§ GIVEN PROBLEM: Word for word, quote all of the material, omitting the pictures.

§ COLLECTED DATA:
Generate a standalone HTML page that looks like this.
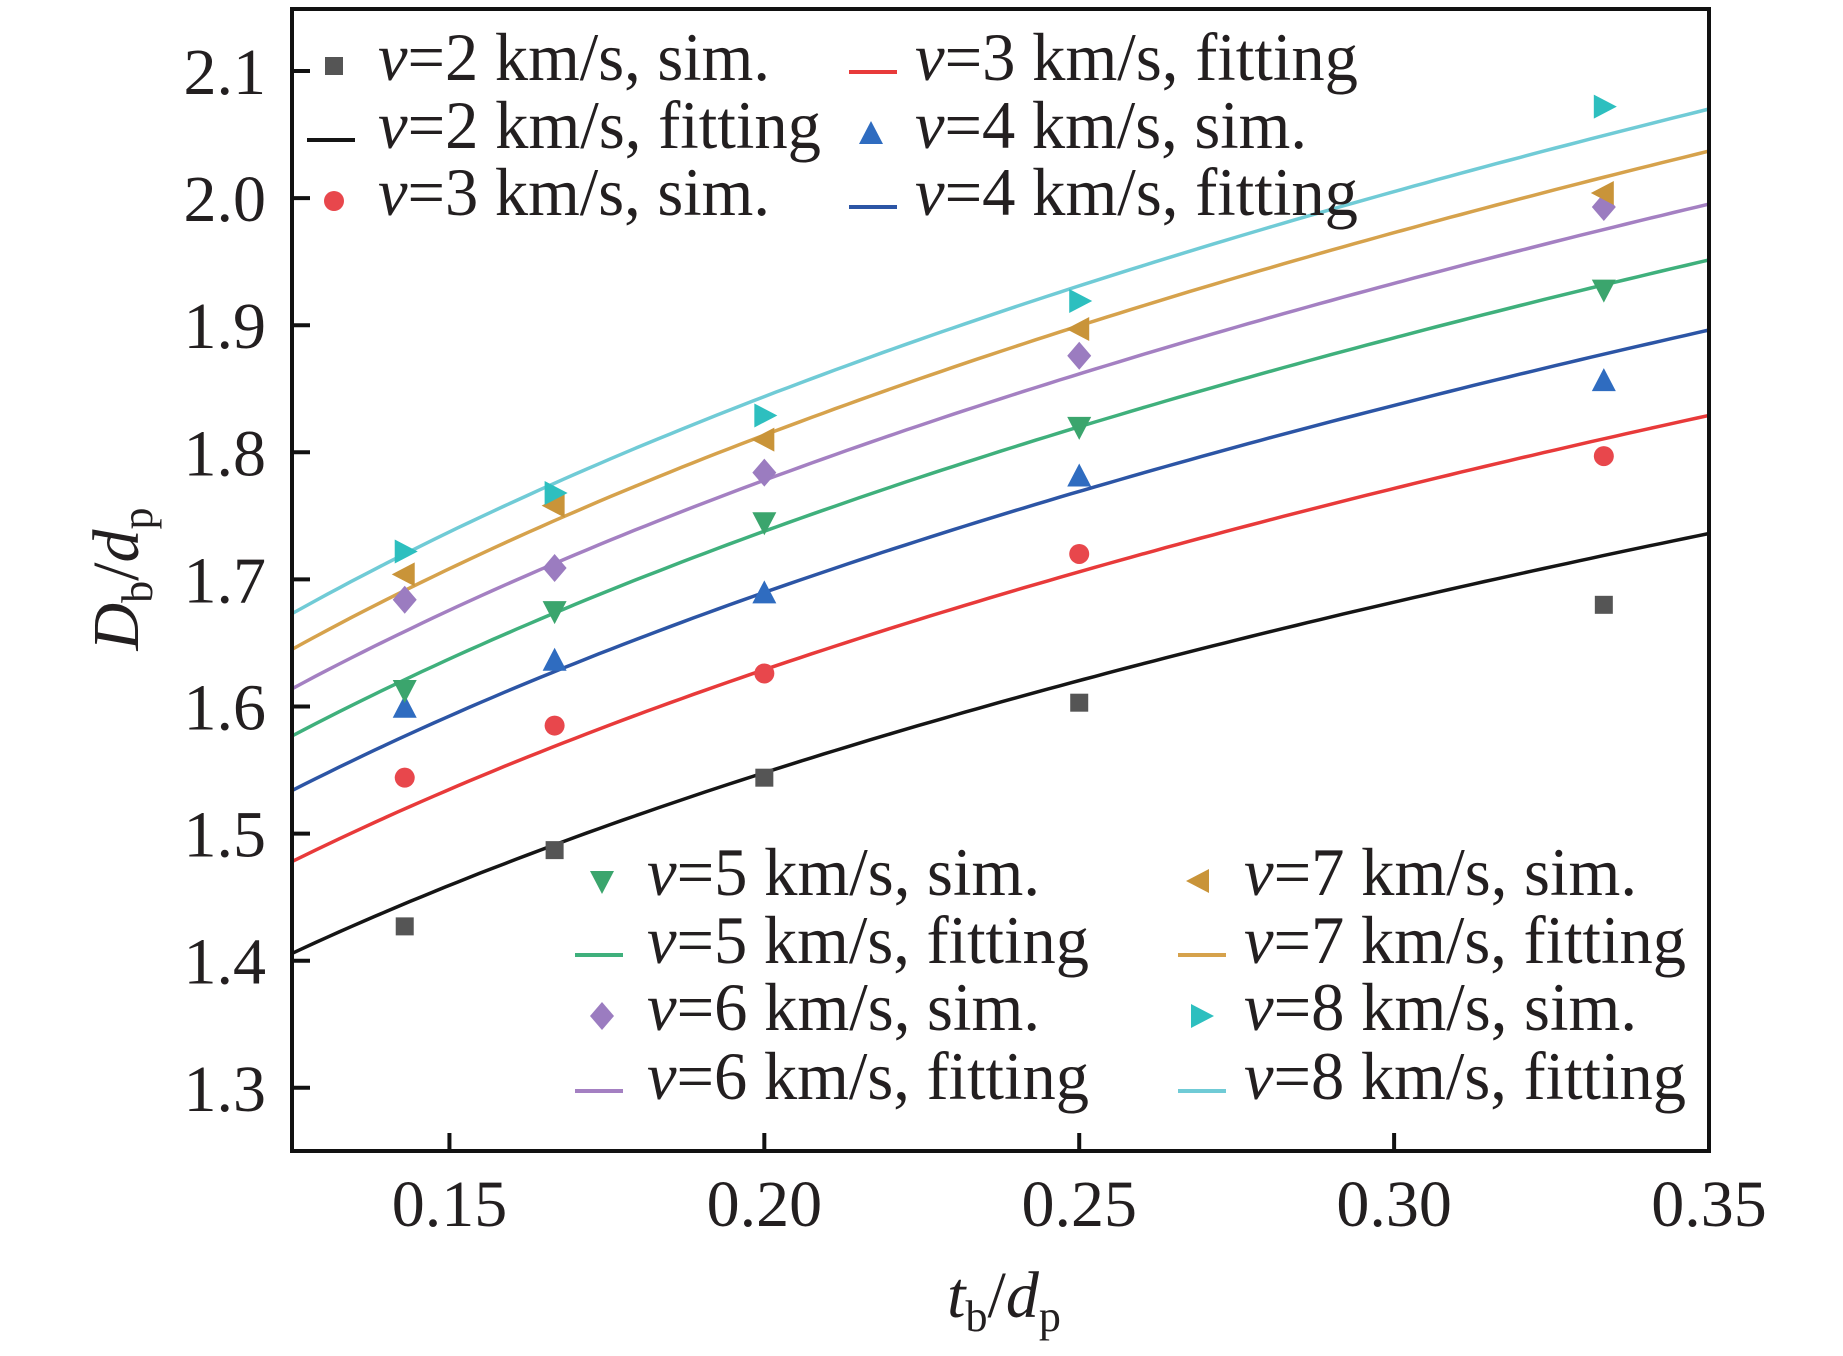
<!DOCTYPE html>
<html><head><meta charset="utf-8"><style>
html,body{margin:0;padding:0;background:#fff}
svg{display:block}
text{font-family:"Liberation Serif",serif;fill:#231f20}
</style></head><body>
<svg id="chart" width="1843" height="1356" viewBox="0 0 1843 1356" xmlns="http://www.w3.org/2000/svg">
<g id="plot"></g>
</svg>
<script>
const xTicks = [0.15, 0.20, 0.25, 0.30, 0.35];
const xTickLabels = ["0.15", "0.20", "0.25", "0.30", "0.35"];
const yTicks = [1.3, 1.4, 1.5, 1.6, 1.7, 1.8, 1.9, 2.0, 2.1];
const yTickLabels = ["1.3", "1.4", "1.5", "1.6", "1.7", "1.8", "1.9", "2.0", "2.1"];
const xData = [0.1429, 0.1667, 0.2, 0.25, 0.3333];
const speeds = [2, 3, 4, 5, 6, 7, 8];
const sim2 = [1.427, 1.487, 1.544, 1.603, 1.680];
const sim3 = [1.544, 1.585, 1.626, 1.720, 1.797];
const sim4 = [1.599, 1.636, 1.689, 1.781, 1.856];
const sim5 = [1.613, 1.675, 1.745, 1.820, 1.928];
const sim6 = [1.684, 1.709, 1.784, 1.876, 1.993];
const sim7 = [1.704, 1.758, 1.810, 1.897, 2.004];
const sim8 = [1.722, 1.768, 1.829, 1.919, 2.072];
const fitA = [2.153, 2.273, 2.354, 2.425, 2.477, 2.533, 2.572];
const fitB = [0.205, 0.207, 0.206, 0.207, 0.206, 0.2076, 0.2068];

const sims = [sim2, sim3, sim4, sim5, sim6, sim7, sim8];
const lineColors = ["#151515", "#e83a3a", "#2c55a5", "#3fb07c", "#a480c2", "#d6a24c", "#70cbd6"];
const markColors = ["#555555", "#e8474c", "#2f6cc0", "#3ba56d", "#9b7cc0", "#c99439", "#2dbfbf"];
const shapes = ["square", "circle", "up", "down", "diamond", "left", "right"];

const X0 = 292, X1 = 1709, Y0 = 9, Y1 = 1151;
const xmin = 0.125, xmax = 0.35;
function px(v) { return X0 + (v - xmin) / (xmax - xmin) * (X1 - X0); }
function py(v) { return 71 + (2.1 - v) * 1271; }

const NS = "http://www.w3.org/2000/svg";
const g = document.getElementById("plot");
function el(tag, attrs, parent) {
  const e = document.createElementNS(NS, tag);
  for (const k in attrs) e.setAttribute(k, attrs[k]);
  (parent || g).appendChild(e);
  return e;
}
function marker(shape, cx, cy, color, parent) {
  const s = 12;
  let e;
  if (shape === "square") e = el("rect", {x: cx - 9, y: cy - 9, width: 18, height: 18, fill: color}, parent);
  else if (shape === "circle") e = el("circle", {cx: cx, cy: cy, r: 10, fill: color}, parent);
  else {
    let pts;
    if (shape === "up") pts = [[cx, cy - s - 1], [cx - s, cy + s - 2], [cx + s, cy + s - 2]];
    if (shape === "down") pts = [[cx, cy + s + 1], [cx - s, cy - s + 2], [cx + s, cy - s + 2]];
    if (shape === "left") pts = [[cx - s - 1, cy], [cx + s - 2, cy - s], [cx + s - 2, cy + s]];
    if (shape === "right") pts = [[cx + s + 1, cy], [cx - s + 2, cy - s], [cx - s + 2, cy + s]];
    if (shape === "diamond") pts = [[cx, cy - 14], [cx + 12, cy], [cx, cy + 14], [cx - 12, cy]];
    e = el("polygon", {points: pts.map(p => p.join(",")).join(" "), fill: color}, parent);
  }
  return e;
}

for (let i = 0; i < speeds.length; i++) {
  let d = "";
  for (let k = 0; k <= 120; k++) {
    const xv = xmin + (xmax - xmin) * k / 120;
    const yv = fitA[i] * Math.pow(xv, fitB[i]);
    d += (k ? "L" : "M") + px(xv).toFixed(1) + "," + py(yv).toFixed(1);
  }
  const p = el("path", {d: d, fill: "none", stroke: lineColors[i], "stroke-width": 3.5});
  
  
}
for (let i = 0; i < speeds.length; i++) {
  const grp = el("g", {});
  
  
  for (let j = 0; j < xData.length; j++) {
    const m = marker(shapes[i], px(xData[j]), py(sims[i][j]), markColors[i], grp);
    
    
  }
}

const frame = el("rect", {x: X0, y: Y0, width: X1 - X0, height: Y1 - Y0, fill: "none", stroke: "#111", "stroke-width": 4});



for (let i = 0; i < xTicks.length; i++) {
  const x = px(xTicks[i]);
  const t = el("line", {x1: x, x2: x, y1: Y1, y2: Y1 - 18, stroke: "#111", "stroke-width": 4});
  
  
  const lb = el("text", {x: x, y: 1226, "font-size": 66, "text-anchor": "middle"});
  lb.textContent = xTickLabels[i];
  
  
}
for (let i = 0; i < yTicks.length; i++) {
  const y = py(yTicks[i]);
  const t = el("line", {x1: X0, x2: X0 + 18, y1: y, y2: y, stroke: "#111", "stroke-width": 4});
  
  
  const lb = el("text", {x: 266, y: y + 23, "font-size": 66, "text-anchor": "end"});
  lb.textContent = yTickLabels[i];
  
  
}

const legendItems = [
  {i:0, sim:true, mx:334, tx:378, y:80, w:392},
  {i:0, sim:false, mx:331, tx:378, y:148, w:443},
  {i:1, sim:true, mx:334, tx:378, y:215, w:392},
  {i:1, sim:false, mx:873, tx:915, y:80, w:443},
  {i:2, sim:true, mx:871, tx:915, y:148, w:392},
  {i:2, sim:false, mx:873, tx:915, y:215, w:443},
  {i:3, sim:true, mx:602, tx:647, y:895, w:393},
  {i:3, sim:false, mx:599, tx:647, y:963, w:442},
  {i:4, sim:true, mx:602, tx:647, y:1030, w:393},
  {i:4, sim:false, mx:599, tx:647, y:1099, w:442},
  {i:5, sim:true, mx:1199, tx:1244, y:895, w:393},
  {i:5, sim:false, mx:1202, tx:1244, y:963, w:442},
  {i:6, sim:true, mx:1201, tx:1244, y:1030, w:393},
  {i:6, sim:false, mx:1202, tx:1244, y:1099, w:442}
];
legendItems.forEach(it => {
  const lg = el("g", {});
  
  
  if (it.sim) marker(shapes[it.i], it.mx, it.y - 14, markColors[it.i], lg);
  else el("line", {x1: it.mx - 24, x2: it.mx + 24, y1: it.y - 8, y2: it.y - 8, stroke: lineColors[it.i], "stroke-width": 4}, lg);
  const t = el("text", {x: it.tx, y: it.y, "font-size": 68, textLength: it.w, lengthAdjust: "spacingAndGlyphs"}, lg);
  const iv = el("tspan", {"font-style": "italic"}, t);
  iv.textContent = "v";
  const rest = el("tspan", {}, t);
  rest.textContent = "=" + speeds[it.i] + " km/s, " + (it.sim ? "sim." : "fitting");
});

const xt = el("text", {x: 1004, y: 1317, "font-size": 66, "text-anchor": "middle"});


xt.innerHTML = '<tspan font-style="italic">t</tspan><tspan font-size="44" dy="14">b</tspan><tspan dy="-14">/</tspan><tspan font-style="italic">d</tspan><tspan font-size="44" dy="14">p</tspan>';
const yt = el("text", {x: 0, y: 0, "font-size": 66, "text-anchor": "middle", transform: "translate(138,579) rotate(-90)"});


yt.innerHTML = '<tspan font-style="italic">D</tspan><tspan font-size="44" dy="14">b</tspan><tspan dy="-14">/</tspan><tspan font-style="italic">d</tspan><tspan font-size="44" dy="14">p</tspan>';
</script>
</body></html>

§ EXERCISE OUTPUT:
Generate a standalone HTML page that looks like this.
<!DOCTYPE html>
<html><head><meta charset="utf-8"><style>
html,body{margin:0;padding:0;background:#fff}
svg{display:block}
text{font-family:"Liberation Serif",serif;fill:#231f20}
</style></head><body>
<svg id="chart" width="1843" height="1356" viewBox="0 0 1843 1356" xmlns="http://www.w3.org/2000/svg">
<g id="plot"></g>
</svg>
<script>
const xTicks = [0.15, 0.20, 0.25, 0.30, 0.35];
const xTickLabels = ["0.15", "0.20", "0.25", "0.30", "0.35"];
const yTicks = [1.3, 1.4, 1.5, 1.6, 1.7, 1.8, 1.9, 2.0, 2.1];
const yTickLabels = ["1.3", "1.4", "1.5", "1.6", "1.7", "1.8", "1.9", "2.0", "2.1"];
const xData = [0.1429, 0.1667, 0.2, 0.25, 0.3333];
const speeds = [2, 3, 4, 5, 6, 7, 8];
const sim2 = [1.427, 1.487, 1.544, 1.603, 1.680];
const sim3 = [1.544, 1.585, 1.626, 1.720, 1.797];
const sim4 = [1.599, 1.636, 1.689, 1.781, 1.856];
const sim5 = [1.613, 1.675, 1.745, 1.820, 1.928];
const sim6 = [1.684, 1.709, 1.784, 1.876, 1.993];
const sim7 = [1.704, 1.758, 1.810, 1.897, 2.004];
const sim8 = [1.722, 1.768, 1.829, 1.919, 2.072];
const fitA = [2.153, 2.273, 2.354, 2.425, 2.477, 2.533, 2.572];
const fitB = [0.205, 0.207, 0.206, 0.207, 0.206, 0.2076, 0.2068];

const sims = [sim2, sim3, sim4, sim5, sim6, sim7, sim8];
const lineColors = ["#151515", "#e83a3a", "#2c55a5", "#3fb07c", "#a480c2", "#d6a24c", "#70cbd6"];
const markColors = ["#555555", "#e8474c", "#2f6cc0", "#3ba56d", "#9b7cc0", "#c99439", "#2dbfbf"];
const shapes = ["square", "circle", "up", "down", "diamond", "left", "right"];

const X0 = 292, X1 = 1709, Y0 = 9, Y1 = 1151;
const xmin = 0.125, xmax = 0.35;
function px(v) { return X0 + (v - xmin) / (xmax - xmin) * (X1 - X0); }
function py(v) { return 71 + (2.1 - v) * 1271; }

const NS = "http://www.w3.org/2000/svg";
const g = document.getElementById("plot");
function el(tag, attrs, parent) {
  const e = document.createElementNS(NS, tag);
  for (const k in attrs) e.setAttribute(k, attrs[k]);
  (parent || g).appendChild(e);
  return e;
}
function marker(shape, cx, cy, color, parent) {
  const s = 12;
  let e;
  if (shape === "square") e = el("rect", {x: cx - 9, y: cy - 9, width: 18, height: 18, fill: color}, parent);
  else if (shape === "circle") e = el("circle", {cx: cx, cy: cy, r: 10, fill: color}, parent);
  else {
    let pts;
    if (shape === "up") pts = [[cx, cy - s - 1], [cx - s, cy + s - 2], [cx + s, cy + s - 2]];
    if (shape === "down") pts = [[cx, cy + s + 1], [cx - s, cy - s + 2], [cx + s, cy - s + 2]];
    if (shape === "left") pts = [[cx - s - 1, cy], [cx + s - 2, cy - s], [cx + s - 2, cy + s]];
    if (shape === "right") pts = [[cx + s + 1, cy], [cx - s + 2, cy - s], [cx - s + 2, cy + s]];
    if (shape === "diamond") pts = [[cx, cy - 14], [cx + 12, cy], [cx, cy + 14], [cx - 12, cy]];
    e = el("polygon", {points: pts.map(p => p.join(",")).join(" "), fill: color}, parent);
  }
  return e;
}

for (let i = 0; i < speeds.length; i++) {
  let d = "";
  for (let k = 0; k <= 120; k++) {
    const xv = xmin + (xmax - xmin) * k / 120;
    const yv = fitA[i] * Math.pow(xv, fitB[i]);
    d += (k ? "L" : "M") + px(xv).toFixed(1) + "," + py(yv).toFixed(1);
  }
  const p = el("path", {d: d, fill: "none", stroke: lineColors[i], "stroke-width": 3.5});
  
  
}
for (let i = 0; i < speeds.length; i++) {
  const grp = el("g", {});
  
  
  for (let j = 0; j < xData.length; j++) {
    const m = marker(shapes[i], px(xData[j]), py(sims[i][j]), markColors[i], grp);
    
    
  }
}

const frame = el("rect", {x: X0, y: Y0, width: X1 - X0, height: Y1 - Y0, fill: "none", stroke: "#111", "stroke-width": 4});



for (let i = 0; i < xTicks.length; i++) {
  const x = px(xTicks[i]);
  const t = el("line", {x1: x, x2: x, y1: Y1, y2: Y1 - 18, stroke: "#111", "stroke-width": 4});
  
  
  const lb = el("text", {x: x, y: 1226, "font-size": 66, "text-anchor": "middle"});
  lb.textContent = xTickLabels[i];
  
  
}
for (let i = 0; i < yTicks.length; i++) {
  const y = py(yTicks[i]);
  const t = el("line", {x1: X0, x2: X0 + 18, y1: y, y2: y, stroke: "#111", "stroke-width": 4});
  
  
  const lb = el("text", {x: 266, y: y + 23, "font-size": 66, "text-anchor": "end"});
  lb.textContent = yTickLabels[i];
  
  
}

const legendItems = [
  {i:0, sim:true, mx:334, tx:378, y:80, w:392},
  {i:0, sim:false, mx:331, tx:378, y:148, w:443},
  {i:1, sim:true, mx:334, tx:378, y:215, w:392},
  {i:1, sim:false, mx:873, tx:915, y:80, w:443},
  {i:2, sim:true, mx:871, tx:915, y:148, w:392},
  {i:2, sim:false, mx:873, tx:915, y:215, w:443},
  {i:3, sim:true, mx:602, tx:647, y:895, w:393},
  {i:3, sim:false, mx:599, tx:647, y:963, w:442},
  {i:4, sim:true, mx:602, tx:647, y:1030, w:393},
  {i:4, sim:false, mx:599, tx:647, y:1099, w:442},
  {i:5, sim:true, mx:1199, tx:1244, y:895, w:393},
  {i:5, sim:false, mx:1202, tx:1244, y:963, w:442},
  {i:6, sim:true, mx:1201, tx:1244, y:1030, w:393},
  {i:6, sim:false, mx:1202, tx:1244, y:1099, w:442}
];
legendItems.forEach(it => {
  const lg = el("g", {});
  
  
  if (it.sim) marker(shapes[it.i], it.mx, it.y - 14, markColors[it.i], lg);
  else el("line", {x1: it.mx - 24, x2: it.mx + 24, y1: it.y - 8, y2: it.y - 8, stroke: lineColors[it.i], "stroke-width": 4}, lg);
  const t = el("text", {x: it.tx, y: it.y, "font-size": 68, textLength: it.w, lengthAdjust: "spacingAndGlyphs"}, lg);
  const iv = el("tspan", {"font-style": "italic"}, t);
  iv.textContent = "v";
  const rest = el("tspan", {}, t);
  rest.textContent = "=" + speeds[it.i] + " km/s, " + (it.sim ? "sim." : "fitting");
});

const xt = el("text", {x: 1004, y: 1317, "font-size": 66, "text-anchor": "middle"});


xt.innerHTML = '<tspan font-style="italic">t</tspan><tspan font-size="44" dy="14">b</tspan><tspan dy="-14">/</tspan><tspan font-style="italic">d</tspan><tspan font-size="44" dy="14">p</tspan>';
const yt = el("text", {x: 0, y: 0, "font-size": 66, "text-anchor": "middle", transform: "translate(138,579) rotate(-90)"});


yt.innerHTML = '<tspan font-style="italic">D</tspan><tspan font-size="44" dy="14">b</tspan><tspan dy="-14">/</tspan><tspan font-style="italic">d</tspan><tspan font-size="44" dy="14">p</tspan>';
</script>
</body></html>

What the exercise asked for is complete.